El príncipe del desierto

Crítica de Diego Maté - Cinemarama

El príncipe del desierto amaga con ofrecer un relato épico a la vieja usanza pero termina siendo una película desprolija y curiosamente anómala. La historia con aventuras de grandes dimensiones que incluye romance, política y una mirada exótica que barre un mundo árabe pintoresco se deshace por culpa de un guión incapaz de construir buenos personajes: el Emir Nesib de Antonio Banderas, con sus one liners, su interpretación afectada y su acento extranjero forzado es el mejor ejemplo de la pobreza que demuestra Annaud a la hora de elaborar un universo propio. El relato resuelve de manera tosca las apariciones y las salidas de los personajes, los conflictos se abren y cierran a las apuradas y sin atender demasiado a lo que pasa en entre medio; lo que importa es el golpe de efecto, hacer creer que hay un relato vital y cargado de vértigo. No es raro que varios personajes fundamentales para el relato sean brutalmente eliminados con disparos: la película pretende sumar una reflexión sobre lo intempestivo de la violencia y la muerte cuando en realidad no sabe suturar con inteligencia una línea narrativa. Lo llamativo es que esa torpeza se percibe cada vez más seguido y de formas cada vez más extremas: que el hermano mayor del príncipe Auda sea asesinado de un tiro en la cara y casi en primer plano, vaya y pase, pero que el personaje de Freida Pinto desparezca durante casi toda la película para volver recién sobre el final y comunicándole al protagonista que está embarazada (ni bien muere el padre de este), resulta por lo menos cómico. Eso sí, no se trata de autoconciencia o de una risa deliberada sino de una falta de compromiso absoluta con los materiales del relato: Annaud no tiene idea de cómo acercarse a la historia, a sus criaturas y mucho menos a una narración convencional más o menos aceitada.

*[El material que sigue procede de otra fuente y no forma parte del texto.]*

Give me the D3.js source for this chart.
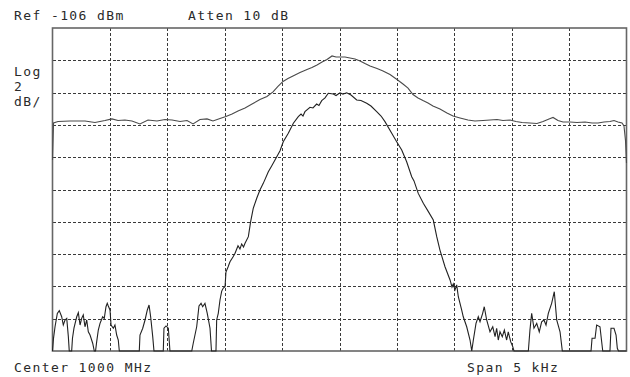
<!DOCTYPE html>
<html>
<head>
<meta charset="utf-8">
<script src="https://cdn.jsdelivr.net/npm/d3@7/dist/d3.min.js"></script>
<style>
  html, body { margin: 0; padding: 0; background: #fff; }
  svg { display: block; }
  text { font-family: "DejaVu Sans Mono", "Liberation Mono", monospace; font-size: 13px; fill: #2a2a2a; letter-spacing: 1.4px; }
</style>
</head>
<body>
<svg id="chart" width="630" height="377"></svg>
<script>
// ---- Data (frequency offset from center in Hz, amplitude in dBm) ----
const refLevel = -106;
const dbPerDiv = 2;
const xGrid = [-2500, -2000, -1500, -1000, -500, 0, 500, 1000, 1500, 2000, 2500];
const yGrid = [-106, -108, -110, -112, -114, -116, -118, -120, -122, -124, -126];

const wideFreq = [-2500,-2491,-2452,-2348,-2217,-2130,-2043,-1982,-1929,-1869,-1808,-1738,-1668,-1590,-1520,-1459,-1389,-1328,-1276,-1215,-1154,-1102,-1041,-989,-936,-884,-823,-754,-693,-632,-579,-536,-492,-449,-405,-344,-283,-240,-196,-152,-109,-65,-30,4,48,91,135,179,222,266,327,379,440,501,553,597,640,684,727,771,814,875,936,989,1050,1119,1180,1250,1311,1372,1424,1485,1537,1590,1659,1720,1773,1825,1860,1903,1947,2008,2069,2139,2200,2252,2304,2356,2391,2426,2461,2478,2491,2500];
const wideDbm = [-114.17,-111.88,-111.79,-111.76,-111.76,-111.85,-111.73,-111.63,-111.73,-111.70,-111.76,-111.94,-111.70,-111.76,-111.67,-111.70,-111.79,-111.73,-111.94,-111.67,-111.63,-111.76,-111.60,-111.48,-111.33,-111.14,-110.95,-110.68,-110.43,-110.24,-109.96,-109.62,-109.31,-109.13,-108.97,-108.76,-108.57,-108.45,-108.29,-108.11,-107.95,-107.73,-107.80,-107.80,-107.80,-107.86,-107.92,-108.04,-108.20,-108.35,-108.51,-108.66,-108.88,-109.19,-109.47,-109.72,-110.12,-110.33,-110.49,-110.64,-110.83,-111.02,-111.26,-111.45,-111.57,-111.70,-111.76,-111.73,-111.70,-111.67,-111.73,-111.70,-111.79,-111.85,-111.88,-111.91,-111.79,-111.63,-111.54,-111.73,-111.82,-111.82,-111.85,-111.82,-111.88,-111.88,-111.82,-111.79,-111.73,-111.82,-111.88,-112.07,-112.94,-114.36];

const narrowFreq = [-2500,-2491,-2478,-2458,-2441,-2420,-2406,-2391,-2376,-2362,-2354,-2333,-2326,-2313,-2289,-2275,-2260,-2246,-2232,-2217,-2202,-2188,-2173,-2150,-2136,-2125,-2115,-2101,-2086,-2063,-2049,-2034,-2023,-2014,-1999,-1990,-1970,-1956,-1941,-1927,-1918,-1744,-1738,-1714,-1694,-1674,-1659,-1645,-1627,-1616,-1535,-1529,-1511,-1491,-1477,-1287,-1274,-1244,-1224,-1206,-1192,-1172,-1152,-1128,-1115,-1076,-1070,-1056,-1041,-1026,-1012,-997,-989,-971,-954,-928,-910,-884,-867,-852,-836,-823,-794,-774,-751,-721,-693,-664,-620,-591,-562,-518,-490,-446,-402,-359,-335,-318,-301,-257,-231,-199,-179,-155,-126,-98,-54,-30,4,30,63,100,150,187,237,274,324,362,396,455,498,542,585,629,649,686,730,774,817,847,875,919,963,980,991,1006,1021,1035,1064,1078,1093,1108,1137,1152,1166,1189,1209,1224,1247,1261,1282,1311,1335,1355,1369,1383,1398,1418,1436,1456,1470,1491,1509,1520,1645,1659,1674,1694,1718,1740,1761,1781,1799,1819,1848,1871,1892,1921,1941,2191,2200,2226,2240,2269,2282,2293,2356,2365,2391,2409,2420,2430,2500];
const narrowDbm = [-126,-125.20,-124.50,-123.67,-123.50,-123.88,-124.39,-124.08,-123.98,-125.11,-126,-126,-125.21,-124.59,-123.88,-123.63,-124.39,-123.98,-123.77,-124.50,-124.08,-124.81,-125.01,-125.52,-126,-126,-125.42,-124.70,-124.29,-123.88,-123.98,-123.26,-123.05,-123.21,-123.46,-124.39,-124.59,-124.39,-125.01,-125.32,-126,-126,-125.01,-124.59,-124.08,-123.46,-123.15,-123.88,-125.11,-126,-126,-124.59,-124.45,-124.59,-126,-126,-125.52,-124.50,-123.21,-123.05,-123.26,-123.05,-123.67,-124.59,-126,-126,-124.08,-123.67,-122.84,-122.29,-122.10,-122.02,-121.11,-120.80,-120.47,-120.18,-119.95,-119.48,-119.68,-119.37,-119.56,-119.33,-118.92,-117.99,-117.16,-116.54,-116.03,-115.62,-114.90,-114.54,-114.17,-113.60,-113.04,-112.52,-111.90,-111.49,-111.33,-111.45,-111.18,-110.91,-110.95,-110.71,-110.80,-110.50,-110.33,-110.04,-110.09,-110.18,-110.01,-110.09,-110.01,-110.15,-110.46,-110.49,-110.66,-110.83,-111.18,-111.45,-111.80,-112.52,-113.04,-113.55,-114.28,-115.21,-115.47,-116.24,-116.85,-117.37,-117.89,-118.92,-119.75,-120.78,-121.60,-122.04,-121.85,-122.22,-121.91,-122.64,-123.46,-123.88,-124.19,-124.50,-125.32,-126,-125.32,-124.29,-123.88,-124.19,-123.67,-123.26,-124.08,-124.81,-124.50,-125.11,-124.59,-125.32,-124.81,-125.11,-124.70,-125.32,-124.81,-125.42,-125.73,-126,-126,-124.70,-123.67,-124.59,-124.29,-124.81,-124.19,-124.08,-124.39,-123.67,-123.05,-122.33,-124.08,-124.81,-126,-126,-125.21,-125.21,-124.39,-124.50,-125.32,-126,-126,-124.59,-124.59,-125.01,-125.83,-126,-126];

const topLabels = ["Ref -106 dBm", "Atten 10 dB"];
const scaleLabels = ["Log", "2", "dB/"];
const bottomLabels = ["Center 1000 MHz", "Span 5 kHz"];

// ---- Drawing ----
const svg = d3.select("#chart");
const L = 52.5, R = 626.5, T = 28, B = 351;
const x = d3.scaleLinear().domain([-2500, 2500]).range([L, R]);
const y = d3.scaleLinear().domain([refLevel - 10 * dbPerDiv, refLevel]).range([B, T]);

// grid
const gx = svg.append("g").attr("transform", `translate(0,${B})`)
  .call(d3.axisBottom(x).tickValues(xGrid.slice(1, -1)).tickSize(-(B - T)).tickFormat(""));
const gy = svg.append("g").attr("transform", `translate(${L},0)`)
  .call(d3.axisLeft(y).tickValues(yGrid.slice(1, -1)).tickSize(-(R - L)).tickFormat(""));
[gx, gy].forEach(g => {
  g.select(".domain").remove();
  g.selectAll(".tick line").attr("stroke", "#3a3a3a").attr("stroke-width", 1)
    .attr("stroke-dasharray", "3,2").attr("shape-rendering", "crispEdges");
});

// frame
svg.append("rect").attr("x", L).attr("y", T).attr("width", R - L).attr("height", B - T)
  .attr("fill", "none").attr("stroke", "#666").attr("stroke-width", 1.6);

const line = d3.line().x(d => x(d[0])).y(d => y(d[1]));

svg.append("path").datum(wideFreq.map((f, i) => [f, wideDbm[i]]))
  .attr("d", line).attr("fill", "none").attr("stroke", "#4a4a4a").attr("stroke-width", 1.1);
svg.append("path").datum(narrowFreq.map((f, i) => [f, narrowDbm[i]]))
  .attr("d", line).attr("fill", "none").attr("stroke", "#222").attr("stroke-width", 1.1);

// labels
svg.append("text").attr("x", 14).attr("y", 20).text(topLabels[0]);
svg.append("text").attr("x", 188).attr("y", 20).text(topLabels[1]);
scaleLabels.forEach((t, i) => svg.append("text").attr("x", 14).attr("y", 76 + i * 15).text(t));
svg.append("text").attr("x", 14).attr("y", 372).text(bottomLabels[0]);
svg.append("text").attr("x", 467).attr("y", 372).text(bottomLabels[1]);
</script>
</body>
</html>
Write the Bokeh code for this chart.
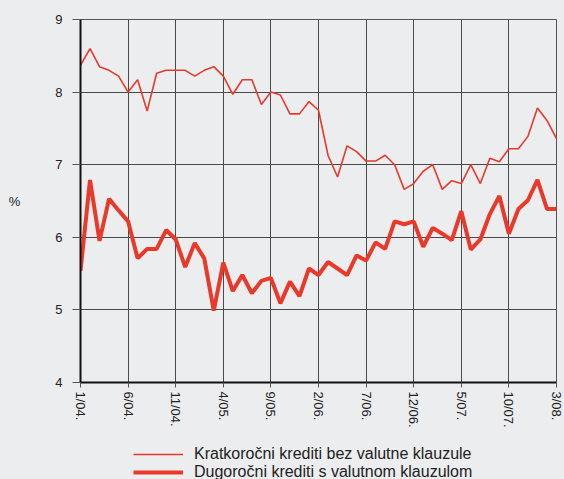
from bokeh.plotting import figure
from bokeh.layouts import column
from bokeh.models import Legend, LegendItem, FixedTicker
from bokeh.embed import file_html
from bokeh.resources import INLINE

# monthly observations, 1/04. .. 3/08.
months = [f"{(i % 12) + 1}/{4 + i // 12:02d}." for i in range(51)]
tick_labels = ["1/04.", "6/04.", "11/04.", "4/05.", "9/05.", "2/06.", "7/06.",
               "12/06.", "5/07.", "10/07.", "3/08."]
y_ticks = [4, 5, 6, 7, 8, 9]

short_term = [8.37, 8.60, 8.35, 8.30, 8.22, 8.00, 8.17, 7.74, 8.26, 8.30,
              8.30, 8.30, 8.22, 8.30, 8.35, 8.22, 7.97, 8.17, 8.17, 7.83,
              8.00, 7.96, 7.70, 7.70, 7.87, 7.75, 7.13, 6.83, 7.26, 7.18,
              7.05, 7.05, 7.13, 7.00, 6.66, 6.74, 6.91, 7.00, 6.66, 6.78,
              6.74, 7.00, 6.74, 7.09, 7.04, 7.22, 7.22, 7.39, 7.78, 7.61,
              7.36]
long_term = [5.54, 6.79, 5.95, 6.53, 6.37, 6.22, 5.71, 5.84, 5.84, 6.10,
             5.97, 5.59, 5.92, 5.71, 4.99, 5.65, 5.26, 5.48, 5.23, 5.40,
             5.44, 5.09, 5.39, 5.19, 5.57, 5.48, 5.66, 5.57, 5.48, 5.75,
             5.68, 5.93, 5.84, 6.22, 6.18, 6.22, 5.87, 6.13, 6.05, 5.96,
             6.36, 5.83, 5.97, 6.32, 6.57, 6.05, 6.39, 6.51, 6.79, 6.39,
             6.39]
series_names = ["Kratkoročni krediti bez valutne klauzule",
                "Dugoročni krediti s valutnom klauzulom"]

BG = "#ecedef"
RED = "#e8392a"
FONT = "Liberation Sans"
THIN, THICK = 1.6, 4

x = list(range(len(months)))
tick_pos = [months.index(t) for t in tick_labels]

p = figure(width=564, height=430, output_backend="svg", toolbar_location=None,
           x_range=(0, len(months) - 1), y_range=(4, 9),
           min_border_left=80, min_border_right=8, min_border_top=19,
           min_border_bottom=48)
p.background_fill_color = BG
p.border_fill_color = BG
p.outline_line_color = "#555555"
p.outline_line_width = 1

p.xaxis.ticker = FixedTicker(ticks=tick_pos)
p.xaxis.major_label_overrides = {i: t for i, t in zip(tick_pos, tick_labels)}
p.yaxis.ticker = FixedTicker(ticks=y_ticks)
p.xgrid.ticker = FixedTicker(ticks=tick_pos)
p.ygrid.ticker = FixedTicker(ticks=y_ticks)
for g in (p.xgrid, p.ygrid):
    g.grid_line_color = "#4a4a4a"
    g.grid_line_width = 1

for ax in (p.xaxis, p.yaxis):
    ax.axis_line_color = "#111111"
    ax.axis_line_width = 2
    ax.major_tick_in = 0
    ax.major_tick_line_color = "#555555"
    ax.minor_tick_line_color = None
    ax.major_label_text_font = FONT
    ax.major_label_text_font_size = "13px"
    ax.major_label_text_color = "#222222"

p.xaxis.major_tick_out = 5
p.xaxis.major_label_orientation = "vertical"
p.xaxis.major_label_standoff = 4
p.yaxis.major_tick_out = 8
p.yaxis.major_label_standoff = 10
p.yaxis.axis_label = "%"
p.yaxis.axis_label_orientation = "horizontal"
p.yaxis.axis_label_standoff = 32
p.yaxis.axis_label_text_font = FONT
p.yaxis.axis_label_text_font_size = "13px"
p.yaxis.axis_label_text_font_style = "normal"
p.yaxis.axis_label_text_color = "#222222"

p.line(x, short_term, line_color=RED, line_width=THIN)
p.line(x, long_term, line_color=RED, line_width=THICK)

# legend strip below the chart (its frame is aligned with the chart's frame)
lg = figure(width=564, height=49, output_backend="svg", toolbar_location=None,
            x_range=(0, len(months) - 1), y_range=(4, 9),
            x_axis_location=None, y_axis_location=None,
            min_border_left=80, min_border_right=8, min_border_top=0,
            min_border_bottom=0)
lg.background_fill_color = BG
lg.border_fill_color = BG
lg.outline_line_color = None
lg.xgrid.visible = False
lg.ygrid.visible = False
k1 = lg.line(x, short_term, line_color=RED, line_width=THIN, visible=False)
k2 = lg.line(x, long_term, line_color=RED, line_width=THICK, visible=False)

legend = Legend(items=[LegendItem(label=series_names[0], renderers=[k1]),
                       LegendItem(label=series_names[1], renderers=[k2])],
                location=(53, -2), orientation="vertical",
                glyph_width=50, glyph_height=18, label_height=18,
                label_standoff=11, spacing=0, padding=0, margin=0,
                border_line_alpha=0, background_fill_alpha=0,
                label_text_font=FONT, label_text_font_size="16px",
                label_text_color="#222222")
lg.add_layout(legend)

layout = column(p, lg, spacing=0)

html = file_html(layout, INLINE)
html = html.replace("</head>",
                    "<style>html, body { background: %s; }</style></head>" % BG, 1)
open("out.html", "w").write(html)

El francés piensa que el cine de aventuras y romance de trasfondo exótico se reduce apenas a una mera exhibición de pintoresquismos locales (el paisaje desértico a la cabeza) y a una vana reflexión sobre la vorágine de la vida, la muerte y los lazos familiares. Lo más simpático del asunto es que, contrariamente a lo que podría pensarse, El príncipe del desierto no solo no condena la búsqueda y extracción de petróleo (causa de la guerra entre los reinos de Nesib y Amar) sino que hasta la defiende y propone como signo último del progreso. En el debate tradicionalismo-modernidad que la película propone de manera solemne y rutinaria, los que siguen la marcha de los tiempos y se adaptan a los dictados de Occidente (encarnado por una petrolera estadounidense) son los que cuentan con el favor discursivo del guión. En cambio, los que se manifiestan en contra de la explotación petrolífera se revelan como atrasados y resistentes al progreso. Es por lo menos curioso que en una época en la que el cine mainstream aparece mayormente copado por consignas ecologistas y por un pretendido respeto por las diferencias étnicas y culturales (aunque ese respeto muchas veces devenga en un exotismo for export bastante deleznable) una película postule que los responsables de las penurias de todo un pueblo son aquellos que no acompañan las medidas económicas del mundo “civilizado”.

En el universo más bien chato y ruidoso de El príncipe del desierto, un comentario políticamente incorrecto como ese no deja de ser un hallazgo más o menos entretenido, aunque más no sea por su rareza. Claro que, al igual que sucede con el resto de los errores y desprolijidades narrativas, formales e ideológicas que exhibe la película, se trata más de una carambola azarosa que de un verdadero comentario sobre la Historia.